Qu’ils soient de conscients fieffés salopards, ou aliénés dans leur univers mental d’occidentaux nantis, infatués d’eux-mêmes, sûrs de leur supériorité économique, politique, idéologique, les maîtres de ballet de ce triste spectacle concourent au même résultat : ils renvoient à leurs destinataires (qui ne demandent que ça) une image satisfaisante d’eux-mêmes. Ils handicapent en même temps une future prise de conscience.
Il ne reste plus qu’à transformer Haïti (et les autres futures nations martyres) en pupille de l’Humanité (en d’autres temps on disait protectorat) comme le suggère Régis Debray, pour le plus grand plaisir d’un tas d’ONG « humanitaires ». Ce même Régis Debray, en 2004, s’était prononcé contre le remboursement de l’argent extorqué aux haïtiens !!!
Miss Condoleza Rice avait dit du Tsunami de 2004 qu’il était une " formidable opportunité ".
Le séisme comble ses successeurs aux Etats-Unis et ailleurs dans le monde.

Charles Bamba (Membre de la commission internationale des Alternatifs)
1) Dans le même écrit, il informe :À ce jour, 533 jeunes Haïtiens ont conclu leurs études comme spécialistes de Médecine générale intégrale dans nos facultés de médecine, et 52 d’entre eux étudient maintenant à Cuba une seconde spécialité en fonction des besoins. Un autre groupe de 527 continuent d’en faire, selon le quota de bourses adjugé à la République d’Haïti.
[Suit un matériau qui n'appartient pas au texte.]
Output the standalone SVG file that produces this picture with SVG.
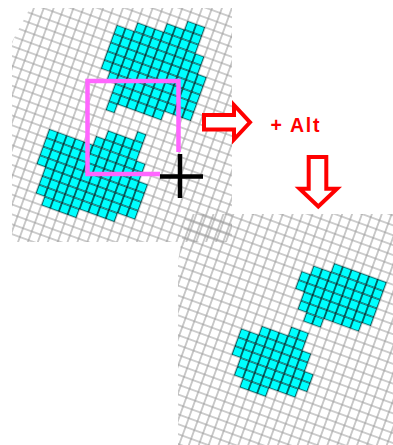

Actuellement, 413 personnels cubains de la santé travaillent en Haïti, prêtant des services gratuits à ce peuple frère. Les médecins cubains sont présents dans les dix départements du pays et dans 127 des 137 communes. Par ailleurs, plus de 400 médecins haïtiens formés à Cuba y exercent aussi, ainsi que les élèves de dernière année qui font leur pratique aux côtés de nos médecins, soit un total de plus de 800 jeunes Haïtiens consacrés à l’exercice de la médecine dans leur patrie. Les nouveaux diplômés haïtiens ne cesseront d’augmenter cette quantité.